Here, though, even with the Seven Deadly Daughters functioning as a great revenge story that seems squarely justifiable-- well, they're murderers. They run people off the road and blow shit up. Their story is one that has a clear beginning and middle: their parents were murdered by the mob, so they are now hunting down the old pricks who killed their parents. Framed in that manner, it's hard not to root for them.

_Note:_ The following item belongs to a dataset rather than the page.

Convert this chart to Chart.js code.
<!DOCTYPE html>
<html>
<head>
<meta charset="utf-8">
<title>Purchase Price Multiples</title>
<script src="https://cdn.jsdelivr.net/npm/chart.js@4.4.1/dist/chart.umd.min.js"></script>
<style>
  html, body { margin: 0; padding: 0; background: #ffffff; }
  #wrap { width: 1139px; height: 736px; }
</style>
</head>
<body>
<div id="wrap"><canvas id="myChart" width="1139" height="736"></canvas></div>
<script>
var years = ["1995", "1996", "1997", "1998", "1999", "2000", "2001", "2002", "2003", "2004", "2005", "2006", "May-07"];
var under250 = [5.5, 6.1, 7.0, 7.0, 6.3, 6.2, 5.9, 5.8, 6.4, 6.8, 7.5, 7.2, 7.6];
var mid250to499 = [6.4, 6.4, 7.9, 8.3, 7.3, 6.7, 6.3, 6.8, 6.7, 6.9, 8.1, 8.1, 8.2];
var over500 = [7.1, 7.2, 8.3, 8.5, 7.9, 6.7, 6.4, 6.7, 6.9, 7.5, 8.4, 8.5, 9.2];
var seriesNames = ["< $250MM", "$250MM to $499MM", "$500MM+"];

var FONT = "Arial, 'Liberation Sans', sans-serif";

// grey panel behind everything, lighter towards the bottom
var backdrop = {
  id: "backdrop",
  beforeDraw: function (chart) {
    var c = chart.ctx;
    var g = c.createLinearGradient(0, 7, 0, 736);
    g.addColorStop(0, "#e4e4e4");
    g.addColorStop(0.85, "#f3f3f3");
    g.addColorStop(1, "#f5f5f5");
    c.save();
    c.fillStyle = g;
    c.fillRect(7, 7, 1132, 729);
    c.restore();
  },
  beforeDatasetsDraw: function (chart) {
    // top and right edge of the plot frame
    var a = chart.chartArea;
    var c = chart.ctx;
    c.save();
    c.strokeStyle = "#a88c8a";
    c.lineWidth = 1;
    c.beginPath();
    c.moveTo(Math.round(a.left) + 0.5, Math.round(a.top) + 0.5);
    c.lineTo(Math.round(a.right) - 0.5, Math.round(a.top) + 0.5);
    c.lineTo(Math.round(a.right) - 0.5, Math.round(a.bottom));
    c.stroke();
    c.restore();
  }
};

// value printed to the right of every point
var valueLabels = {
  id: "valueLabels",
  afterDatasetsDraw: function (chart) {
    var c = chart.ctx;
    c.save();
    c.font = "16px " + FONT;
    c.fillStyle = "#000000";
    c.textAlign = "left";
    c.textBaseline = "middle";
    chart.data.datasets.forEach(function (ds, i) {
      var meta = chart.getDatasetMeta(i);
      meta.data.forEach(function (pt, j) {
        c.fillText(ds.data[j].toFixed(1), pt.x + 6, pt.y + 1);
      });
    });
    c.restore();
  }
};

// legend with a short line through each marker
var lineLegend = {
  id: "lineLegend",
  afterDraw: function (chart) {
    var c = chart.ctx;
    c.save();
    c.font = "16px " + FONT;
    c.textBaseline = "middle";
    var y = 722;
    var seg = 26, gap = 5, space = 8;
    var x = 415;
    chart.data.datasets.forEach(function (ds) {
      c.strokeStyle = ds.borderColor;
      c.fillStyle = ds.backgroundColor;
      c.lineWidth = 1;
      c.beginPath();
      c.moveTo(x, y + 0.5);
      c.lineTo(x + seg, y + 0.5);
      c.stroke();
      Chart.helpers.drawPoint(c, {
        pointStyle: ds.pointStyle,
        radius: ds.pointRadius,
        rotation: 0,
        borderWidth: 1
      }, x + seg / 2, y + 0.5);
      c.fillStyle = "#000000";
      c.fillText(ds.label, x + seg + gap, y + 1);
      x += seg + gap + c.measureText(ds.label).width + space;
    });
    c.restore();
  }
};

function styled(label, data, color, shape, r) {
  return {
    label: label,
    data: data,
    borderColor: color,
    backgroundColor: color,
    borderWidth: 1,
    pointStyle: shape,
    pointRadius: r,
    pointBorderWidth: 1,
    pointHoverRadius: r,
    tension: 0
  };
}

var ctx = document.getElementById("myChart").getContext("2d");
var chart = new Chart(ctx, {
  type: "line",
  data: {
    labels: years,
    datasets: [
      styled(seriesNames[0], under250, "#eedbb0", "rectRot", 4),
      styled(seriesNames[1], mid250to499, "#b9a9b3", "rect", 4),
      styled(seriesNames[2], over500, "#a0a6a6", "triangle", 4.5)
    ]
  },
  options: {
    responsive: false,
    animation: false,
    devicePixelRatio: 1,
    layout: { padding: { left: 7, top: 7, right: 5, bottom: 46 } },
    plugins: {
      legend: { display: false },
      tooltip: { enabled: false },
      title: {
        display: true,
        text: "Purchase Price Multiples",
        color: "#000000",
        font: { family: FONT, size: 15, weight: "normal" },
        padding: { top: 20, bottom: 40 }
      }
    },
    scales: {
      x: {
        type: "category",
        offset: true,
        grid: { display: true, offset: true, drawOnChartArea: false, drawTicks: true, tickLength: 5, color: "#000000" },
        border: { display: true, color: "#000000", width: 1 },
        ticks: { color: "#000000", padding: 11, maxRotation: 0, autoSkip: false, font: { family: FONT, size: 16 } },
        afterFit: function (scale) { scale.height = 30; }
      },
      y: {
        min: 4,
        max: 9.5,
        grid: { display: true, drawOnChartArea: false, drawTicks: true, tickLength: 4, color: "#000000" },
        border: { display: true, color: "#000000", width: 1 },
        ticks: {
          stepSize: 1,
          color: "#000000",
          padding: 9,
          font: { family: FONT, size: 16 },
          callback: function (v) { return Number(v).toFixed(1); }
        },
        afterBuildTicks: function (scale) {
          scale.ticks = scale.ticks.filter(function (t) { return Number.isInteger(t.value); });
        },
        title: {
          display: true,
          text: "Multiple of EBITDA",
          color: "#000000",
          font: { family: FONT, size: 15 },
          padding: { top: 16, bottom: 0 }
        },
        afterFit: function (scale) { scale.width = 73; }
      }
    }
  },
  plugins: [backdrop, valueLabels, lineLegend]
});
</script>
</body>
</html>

But the interesting thing about Dark Corridor is that by making mafia-adjacent characters like Pete the de facto main characters, we become sympathetic to him as well. After all, Pete (that we know of) didn't murder any of their parents, and is complicit in violent mafia activities for the same reason that the Daughters are involved in their own criminal schemes: circumstance. At the same time, we don't want to root for Pete and Mia to succeed in warning the mafia bosses about the Daughters because the Daughters seem to have a pretty airtight grudge.

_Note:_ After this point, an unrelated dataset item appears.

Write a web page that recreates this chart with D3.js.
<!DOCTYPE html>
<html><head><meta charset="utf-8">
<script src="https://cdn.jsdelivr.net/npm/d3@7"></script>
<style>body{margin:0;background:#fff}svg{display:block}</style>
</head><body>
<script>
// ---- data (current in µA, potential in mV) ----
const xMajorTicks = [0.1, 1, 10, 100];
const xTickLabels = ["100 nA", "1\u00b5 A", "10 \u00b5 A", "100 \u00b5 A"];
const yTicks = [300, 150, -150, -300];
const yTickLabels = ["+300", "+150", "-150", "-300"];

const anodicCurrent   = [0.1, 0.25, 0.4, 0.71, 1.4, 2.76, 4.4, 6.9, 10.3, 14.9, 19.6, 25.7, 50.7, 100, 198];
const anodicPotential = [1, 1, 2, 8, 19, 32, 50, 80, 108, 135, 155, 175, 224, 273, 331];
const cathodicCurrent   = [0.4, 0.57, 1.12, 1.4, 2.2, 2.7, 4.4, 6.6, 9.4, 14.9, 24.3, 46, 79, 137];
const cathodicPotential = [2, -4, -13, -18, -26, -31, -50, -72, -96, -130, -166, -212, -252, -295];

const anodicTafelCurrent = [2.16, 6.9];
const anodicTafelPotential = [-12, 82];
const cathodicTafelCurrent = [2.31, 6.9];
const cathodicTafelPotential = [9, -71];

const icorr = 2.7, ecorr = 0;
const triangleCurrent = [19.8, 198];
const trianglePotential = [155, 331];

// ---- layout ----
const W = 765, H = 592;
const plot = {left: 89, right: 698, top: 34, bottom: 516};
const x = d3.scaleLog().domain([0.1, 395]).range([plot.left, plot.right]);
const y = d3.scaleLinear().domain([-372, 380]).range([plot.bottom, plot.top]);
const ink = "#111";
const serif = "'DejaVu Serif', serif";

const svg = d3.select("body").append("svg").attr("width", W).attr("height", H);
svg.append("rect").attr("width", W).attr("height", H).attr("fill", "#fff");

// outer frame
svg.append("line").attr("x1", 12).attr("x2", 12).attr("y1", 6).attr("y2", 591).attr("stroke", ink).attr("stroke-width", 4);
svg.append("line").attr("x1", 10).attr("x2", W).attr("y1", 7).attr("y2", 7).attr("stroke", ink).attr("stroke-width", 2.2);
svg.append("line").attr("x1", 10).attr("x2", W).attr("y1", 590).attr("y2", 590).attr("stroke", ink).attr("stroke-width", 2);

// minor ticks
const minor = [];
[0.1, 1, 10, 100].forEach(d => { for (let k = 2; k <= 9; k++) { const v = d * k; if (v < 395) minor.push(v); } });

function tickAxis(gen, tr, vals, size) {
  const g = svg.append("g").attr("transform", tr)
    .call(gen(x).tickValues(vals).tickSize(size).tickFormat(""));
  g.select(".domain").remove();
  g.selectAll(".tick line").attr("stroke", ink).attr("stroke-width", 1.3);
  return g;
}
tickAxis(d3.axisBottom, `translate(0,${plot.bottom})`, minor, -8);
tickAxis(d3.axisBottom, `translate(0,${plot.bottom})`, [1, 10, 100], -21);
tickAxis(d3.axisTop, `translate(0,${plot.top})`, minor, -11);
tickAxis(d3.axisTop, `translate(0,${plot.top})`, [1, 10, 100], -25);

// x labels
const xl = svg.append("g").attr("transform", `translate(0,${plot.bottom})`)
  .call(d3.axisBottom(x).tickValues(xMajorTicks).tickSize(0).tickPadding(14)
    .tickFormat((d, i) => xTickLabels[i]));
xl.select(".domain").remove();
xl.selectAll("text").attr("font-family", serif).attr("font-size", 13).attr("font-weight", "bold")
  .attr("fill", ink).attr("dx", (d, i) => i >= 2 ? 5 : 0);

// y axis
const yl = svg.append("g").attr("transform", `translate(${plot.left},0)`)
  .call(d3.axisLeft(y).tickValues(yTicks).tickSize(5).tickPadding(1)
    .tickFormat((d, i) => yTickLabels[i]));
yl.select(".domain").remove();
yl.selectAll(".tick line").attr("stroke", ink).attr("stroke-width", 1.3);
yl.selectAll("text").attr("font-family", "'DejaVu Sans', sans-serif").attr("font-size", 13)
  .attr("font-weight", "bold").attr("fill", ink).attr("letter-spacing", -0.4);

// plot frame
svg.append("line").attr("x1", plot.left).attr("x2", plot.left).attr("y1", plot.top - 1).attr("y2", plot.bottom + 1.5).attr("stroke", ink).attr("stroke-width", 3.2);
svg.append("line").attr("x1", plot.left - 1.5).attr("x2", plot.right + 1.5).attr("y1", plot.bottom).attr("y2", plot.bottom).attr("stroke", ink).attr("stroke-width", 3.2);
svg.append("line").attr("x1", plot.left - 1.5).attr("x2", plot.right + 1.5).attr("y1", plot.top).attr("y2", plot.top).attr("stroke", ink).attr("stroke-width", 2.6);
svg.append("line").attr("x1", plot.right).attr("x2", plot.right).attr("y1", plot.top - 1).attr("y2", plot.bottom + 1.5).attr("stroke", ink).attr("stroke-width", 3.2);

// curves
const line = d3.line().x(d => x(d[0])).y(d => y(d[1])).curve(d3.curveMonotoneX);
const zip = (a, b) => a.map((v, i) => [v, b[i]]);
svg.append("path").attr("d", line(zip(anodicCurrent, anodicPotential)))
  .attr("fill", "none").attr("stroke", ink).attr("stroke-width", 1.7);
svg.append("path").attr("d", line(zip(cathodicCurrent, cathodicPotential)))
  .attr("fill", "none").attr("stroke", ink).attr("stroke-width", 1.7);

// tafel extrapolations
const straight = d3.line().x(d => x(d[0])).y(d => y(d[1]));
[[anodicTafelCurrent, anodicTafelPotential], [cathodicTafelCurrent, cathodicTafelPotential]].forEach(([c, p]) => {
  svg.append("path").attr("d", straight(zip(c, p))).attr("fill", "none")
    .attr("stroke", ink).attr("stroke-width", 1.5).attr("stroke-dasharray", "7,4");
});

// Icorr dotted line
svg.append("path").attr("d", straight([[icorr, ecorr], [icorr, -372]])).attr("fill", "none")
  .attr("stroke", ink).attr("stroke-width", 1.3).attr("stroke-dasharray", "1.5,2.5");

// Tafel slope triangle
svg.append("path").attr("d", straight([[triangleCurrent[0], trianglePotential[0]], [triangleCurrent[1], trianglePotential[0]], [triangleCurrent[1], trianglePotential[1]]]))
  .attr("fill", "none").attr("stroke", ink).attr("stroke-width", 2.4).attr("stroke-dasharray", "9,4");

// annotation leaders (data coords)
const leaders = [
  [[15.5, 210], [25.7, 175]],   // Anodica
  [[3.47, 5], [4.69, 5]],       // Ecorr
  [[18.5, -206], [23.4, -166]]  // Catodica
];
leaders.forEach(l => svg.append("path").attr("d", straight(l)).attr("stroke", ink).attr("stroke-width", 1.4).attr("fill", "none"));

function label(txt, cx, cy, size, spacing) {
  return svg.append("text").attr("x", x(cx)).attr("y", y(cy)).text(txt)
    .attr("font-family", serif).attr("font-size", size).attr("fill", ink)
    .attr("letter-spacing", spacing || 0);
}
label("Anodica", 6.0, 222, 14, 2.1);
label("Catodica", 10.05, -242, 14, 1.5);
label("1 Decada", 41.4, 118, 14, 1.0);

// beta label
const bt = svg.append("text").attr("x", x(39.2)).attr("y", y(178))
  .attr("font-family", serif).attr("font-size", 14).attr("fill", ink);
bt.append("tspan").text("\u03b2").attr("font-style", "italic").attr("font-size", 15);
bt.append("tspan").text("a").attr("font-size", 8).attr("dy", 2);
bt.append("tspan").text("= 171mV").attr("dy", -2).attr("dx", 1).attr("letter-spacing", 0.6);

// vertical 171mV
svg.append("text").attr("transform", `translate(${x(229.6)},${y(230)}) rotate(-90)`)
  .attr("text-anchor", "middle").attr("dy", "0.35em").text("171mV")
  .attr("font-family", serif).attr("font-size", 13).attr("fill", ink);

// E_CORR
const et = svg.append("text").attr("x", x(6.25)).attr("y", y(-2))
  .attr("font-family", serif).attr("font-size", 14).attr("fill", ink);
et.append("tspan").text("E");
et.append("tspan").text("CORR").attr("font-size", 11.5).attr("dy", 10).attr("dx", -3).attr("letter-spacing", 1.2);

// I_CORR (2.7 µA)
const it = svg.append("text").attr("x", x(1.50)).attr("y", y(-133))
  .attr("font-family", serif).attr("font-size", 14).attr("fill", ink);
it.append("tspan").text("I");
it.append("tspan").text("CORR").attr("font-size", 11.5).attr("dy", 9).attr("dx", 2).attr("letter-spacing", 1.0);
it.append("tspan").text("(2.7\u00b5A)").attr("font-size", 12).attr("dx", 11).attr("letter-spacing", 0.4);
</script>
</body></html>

If that starts to sound like a "vicious circle" to you, then perhaps Tommaso's choice of "Red Circle" for the name of this city makes begins to make sense. Here, where everybody's got a reason to shed blood, and nobody sees fit to do more than the half-decent thing, the cycle just keeps going.

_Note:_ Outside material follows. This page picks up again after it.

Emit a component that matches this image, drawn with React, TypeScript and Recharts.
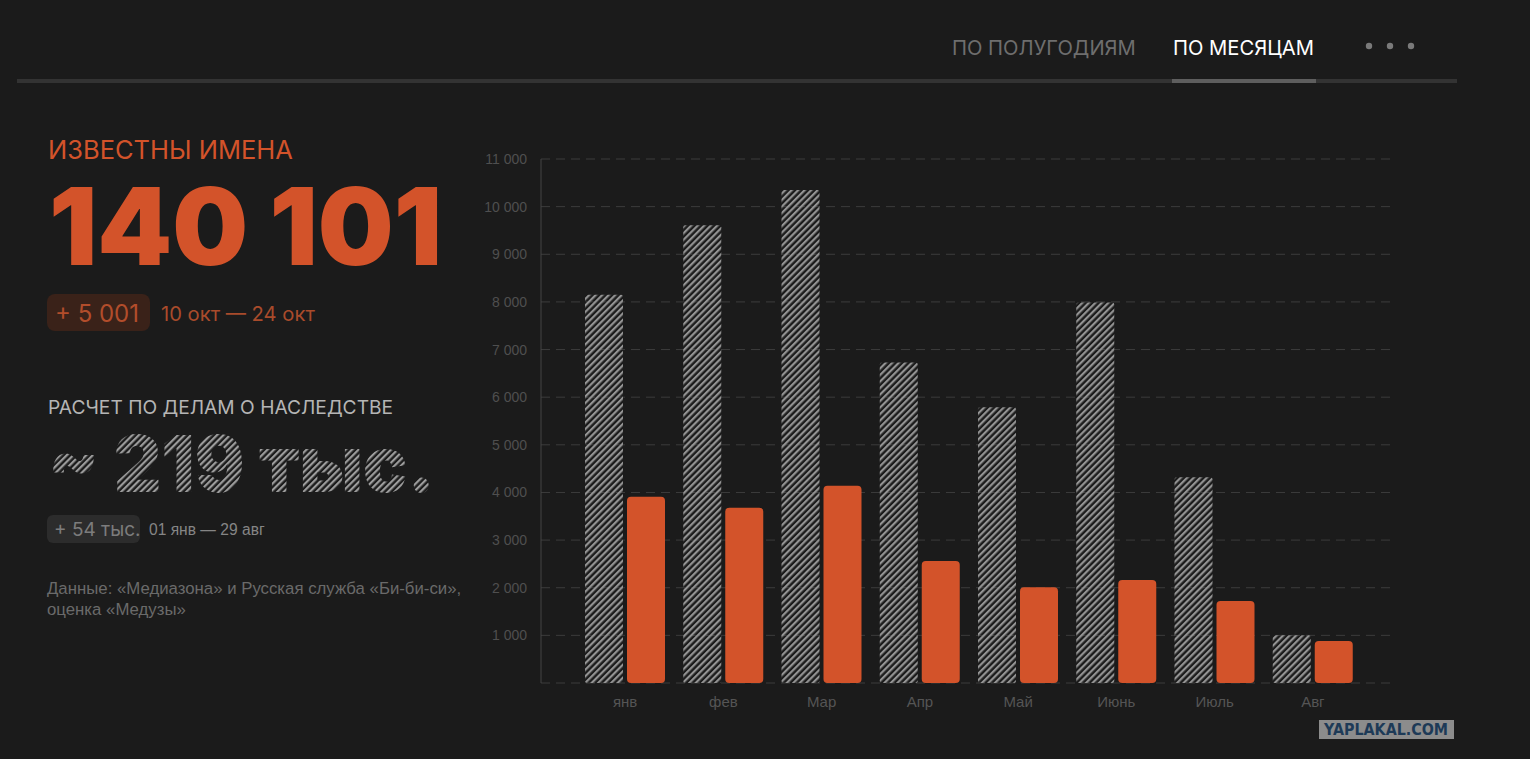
import { Bar, BarChart, CartesianGrid, XAxis, YAxis } from "recharts"

const months = ["янв", "фев", "Мар", "Апр", "Май", "Июнь", "Июль", "Авг"]
const estimateValues = [8150, 9610, 10350, 6730, 5790, 7990, 4320, 1000]
const knownValues = [3910, 3680, 4140, 2560, 2010, 2160, 1720, 880]
const yTicks = [0, 1000, 2000, 3000, 4000, 5000, 6000, 7000, 8000, 9000, 10000, 11000]

const data = months.map((m, i) => ({ month: m, estimate: estimateValues[i], known: knownValues[i] }))

const BG = "#1b1b1b"
const ORANGE = "#d3532a"
const HATCH = "#939393"

const fmt = (v: number) => (v === 0 ? "" : String(v).replace(/\B(?=(\d{3})+(?!\d))/g, " "))

function Panel() {
  return (
    <svg width={1530} height={759} style={{ position: "absolute", left: 0, top: 0 }}>
      <defs>
        <pattern id="hatchText" width={4.6} height={10} patternUnits="userSpaceOnUse" patternTransform="rotate(45)">
          <rect width={2.2} height={10} fill="#9c9c9c" />
        </pattern>
      </defs>
      {/* tabs */}
      <text x={952} y={55} fontFamily="Inter" fontSize={20.2} fill="#6e6e6e">ПО ПОЛУГОДИЯМ</text>
      <text x={1173} y={55} fontFamily="Inter" fontSize={20.2} fill="#ffffff">ПО МЕСЯЦАМ</text>
      <circle cx={1369} cy={46} r={3.2} fill="#7a7a7a" />
      <circle cx={1390} cy={46} r={3.2} fill="#7a7a7a" />
      <circle cx={1411} cy={46} r={3.2} fill="#7a7a7a" />
      <rect x={17} y={79} width={1440} height={4} fill="#333333" />
      <rect x={1172} y={79} width={144} height={4} fill="#5e5e5e" />

      {/* known names */}
      <text x={48} y={159} fontFamily="Inter" fontSize={25.5} fill={ORANGE}>ИЗВЕСТНЫ ИМЕНА</text>
      <text x={49} y={265} fontFamily="Inter" fontWeight={900} fontSize={107} fill={ORANGE}
        textLength={393} lengthAdjust="spacingAndGlyphs">140 101</text>
      <rect x={47} y={294} width={103} height={37} rx={8} fill="#3a2219" />
      <text x={55} y={322} fontFamily="Inter" fontSize={24} fill="#b24d2b">+ 5 001</text>
      <text x={161} y={321} fontFamily="Inter" fontSize={20.2} fill="#a94b2b">10 окт — 24 окт</text>

      {/* inheritance estimate */}
      <text x={48} y={414} fontFamily="Inter" fontSize={19.2} fill="#b5b5b5">РАСЧЕТ ПО ДЕЛАМ О НАСЛЕДСТВЕ</text>
      <text x={48} y={492} fontFamily="Inter" fontWeight={900} fontSize={78} fill="url(#hatchText)"
        textLength={387} lengthAdjust="spacingAndGlyphs">~ 219 тыс.</text>
      <rect x={47} y={515} width={93} height={28} rx={6} fill="#2c2c2c" />
      <text x={54} y={536} fontFamily="Inter" fontSize={19} fill="#7c7c7c">+ 54 тыс.</text>
      <text x={149} y={535} fontFamily="Liberation Sans" fontSize={15.6} fill="#858585">01 янв — 29 авг</text>

      <text x={47} y={594} fontFamily="Liberation Sans" fontSize={16.8} fill="#6a6a6a">
        Данные: «Медиазона» и Русская служба «Би-би-си»,
      </text>
      <text x={47} y={615} fontFamily="Liberation Sans" fontSize={16.8} fill="#6a6a6a">оценка «Медузы»</text>

      {/* watermark */}
      <rect x={1319} y={720} width={135} height={19} fill="#8c8c8c" />
      <text x={1386} y={735} textAnchor="middle" fontFamily="DejaVu Sans" fontWeight={700} fontSize={15}
        fill="#1d3a57" textLength={124} lengthAdjust="spacingAndGlyphs">YAPLAKAL.COM</text>
    </svg>
  )
}

export default function App() {
  return (
    <div style={{ position: "absolute", left: 0, top: 0, width: 1530, height: 759, background: BG, overflow: "hidden" }}>
      <Panel />
      <div style={{ position: "absolute", left: 460, top: 130 }}>
        <BarChart width={960} height={600} data={data} barSize={38} barGap={4}
          margin={{ top: 29, right: 30, bottom: 17, left: 21 }}>
          <defs>
            <pattern id="hatchBar" width={4.6} height={10} patternUnits="userSpaceOnUse" patternTransform="rotate(45)">
              <rect width={2.2} height={10} fill={HATCH} />
            </pattern>
          </defs>
          <CartesianGrid vertical={false} strokeDasharray="9 6" stroke="#3c3c3c" />
          <XAxis
            dataKey="month"
            axisLine={false}
            tickLine={false}
            height={30}
            tickMargin={7}
            padding={{ left: 35, right: 28 }}
            tick={{ fill: "#555555", fontSize: 15, fontFamily: "Liberation Sans" }}
          />
          <YAxis
            domain={[0, 11000]}
            ticks={yTicks}
            interval={0}
            width={60}
            tickLine={false}
            tickMargin={8}
            axisLine={{ stroke: "#444444" }}
            tickFormatter={fmt}
            tick={{ fill: "#4f4f4f", fontSize: 14, fontFamily: "Liberation Sans" }}
          />
          <Bar dataKey="estimate" fill="url(#hatchBar)" radius={2} isAnimationActive={false} />
          <Bar dataKey="known" fill={ORANGE} radius={4} isAnimationActive={false} />
        </BarChart>
      </div>
    </div>
  )
}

Tommaso went a little bit lighter with his bag of tricks than usual this issue. There were no page layouts built around car chase scenes, no splash-page match-cuts, and no arrows directing the reader as to how to consume a page. Still, Tommaso demonstrates that he puts a lot of thought into how to tell his story effectively on a page without compromising any stylistic choices. In this issue, Tommaso had to keep the plot moving more than previous ones, and though that left less time for him to indulge in action sequences, it serves to underscore how much of a presence his scenery has.
At one point, we come across a high-ranked mob dude laying in a hammock. This alone serves to communicate the fact that this dude is fat and happy. Tommaso, however, always takes the time to design around these figures in such a way that often a single panel is enough to make the reader say, "damn, this dude's got it good." That same stylish flair makes for a great juxtaposition when we transition to someone's drab log cabin accommodations.
As the two threads of this comic continue to inch ever-so-slightly more towards convergence, Dark Corridor remains a worthwhile jaunt through sequential art, and increasingly becomes more readable for people who aren't just obsessed with page design and pulp.